The style of the thing is supposed to be raucously fast and furious and hilarious (as a Schisgal or Simon urban comedy of manners would unfold), but Foreman's singular approach to the material and the genre adds a layer of Beckettian inertia that plays savagely with our assumptions about this kind of show (and, by extension, about the kind of lifestyle such a show holds a mirror up against). The men swarming around Hilda are full of wind but find, over and over again, that they cannot do anything. Under Hill's well-thought-out direction, the piece becomes an explosion of talk at the expense of action or even intention—an extended metaphor for society's ills (and, cannily, for society's ills today, not 40 years ago, when the play was written).
It also evolves, as its point of view comes into focus, from a hilarious stylized comedy (as when Hill, as Harry, makes his first appearance in exaggerated fashion) to something almost resolutely anti-funny, in the final scenes when Josephine Cashman's unexpectedly strong-minded Hilda comes into her own.

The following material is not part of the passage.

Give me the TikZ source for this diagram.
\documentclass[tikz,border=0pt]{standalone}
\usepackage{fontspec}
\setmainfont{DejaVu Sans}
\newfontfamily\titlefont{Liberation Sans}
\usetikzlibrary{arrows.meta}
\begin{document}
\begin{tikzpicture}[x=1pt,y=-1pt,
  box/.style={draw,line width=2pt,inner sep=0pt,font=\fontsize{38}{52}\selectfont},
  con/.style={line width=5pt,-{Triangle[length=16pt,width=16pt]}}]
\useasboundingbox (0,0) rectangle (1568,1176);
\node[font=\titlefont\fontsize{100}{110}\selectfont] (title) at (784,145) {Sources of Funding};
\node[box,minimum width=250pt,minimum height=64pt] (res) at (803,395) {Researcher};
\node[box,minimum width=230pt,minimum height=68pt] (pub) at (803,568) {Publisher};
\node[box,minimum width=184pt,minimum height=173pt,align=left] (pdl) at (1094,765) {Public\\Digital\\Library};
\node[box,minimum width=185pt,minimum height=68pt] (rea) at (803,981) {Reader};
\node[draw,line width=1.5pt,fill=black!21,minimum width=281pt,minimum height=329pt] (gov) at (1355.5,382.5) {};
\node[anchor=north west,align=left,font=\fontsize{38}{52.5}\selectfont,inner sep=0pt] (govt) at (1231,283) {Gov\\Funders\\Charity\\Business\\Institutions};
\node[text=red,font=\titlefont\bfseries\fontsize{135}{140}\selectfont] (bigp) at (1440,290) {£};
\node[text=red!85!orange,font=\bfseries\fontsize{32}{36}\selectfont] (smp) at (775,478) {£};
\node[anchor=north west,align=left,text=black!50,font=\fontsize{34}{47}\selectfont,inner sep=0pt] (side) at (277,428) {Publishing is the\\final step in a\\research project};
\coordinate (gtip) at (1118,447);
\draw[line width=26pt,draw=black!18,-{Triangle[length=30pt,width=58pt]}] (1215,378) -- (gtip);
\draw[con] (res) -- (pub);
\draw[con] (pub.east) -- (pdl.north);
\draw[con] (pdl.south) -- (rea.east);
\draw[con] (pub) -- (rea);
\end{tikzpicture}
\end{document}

She and we are a little horrified at what's been playing out around her (and supposedly on her behalf).
In addition to Cashman and Hill, the cast includes Tom Reid as Dr. Meyers, Ken Simon as Wasselman, Walter Brandes as Hilda's Brother, and Darius Stone as the stranger, Max Gelb. All are quite wonderful, balancing the dexterous wordplay that pervades every moment of the piece (it's a Foreman play!) and the rapid-fire (and often dangerous-seeming) physicality that characterizes Hill's realization of the play (the slapstick is just another manifestation of the comedy/tragedy dichotomy that Harry in Love constantly treads). I particularly enjoyed Stone's early moments when his character is at cross-purposes with everyone else (but he doesn't know it). And Brandes, as poor, hapless Paul, almost becomes the moral center of the piece, our guide into a world where everything is not just out of control but beyond our capability of ever bringing into control. The emptiness of what we can do—i.e., talk—is never clearer than when Paul makes a phone call to Wasselman for absolutely no reason whatsoever.
Harry in Love is a comedy that brings us up short and, though we laugh at it, we understand that nothing funny is going on in it. In that regard, it's finally a little tough to watch. But in terms of skill and command, Hill and his company are in peak form here. I'm not sure that you'll ever see a Foreman play so successfully and accessibly mounted outside the Ontological Theatre.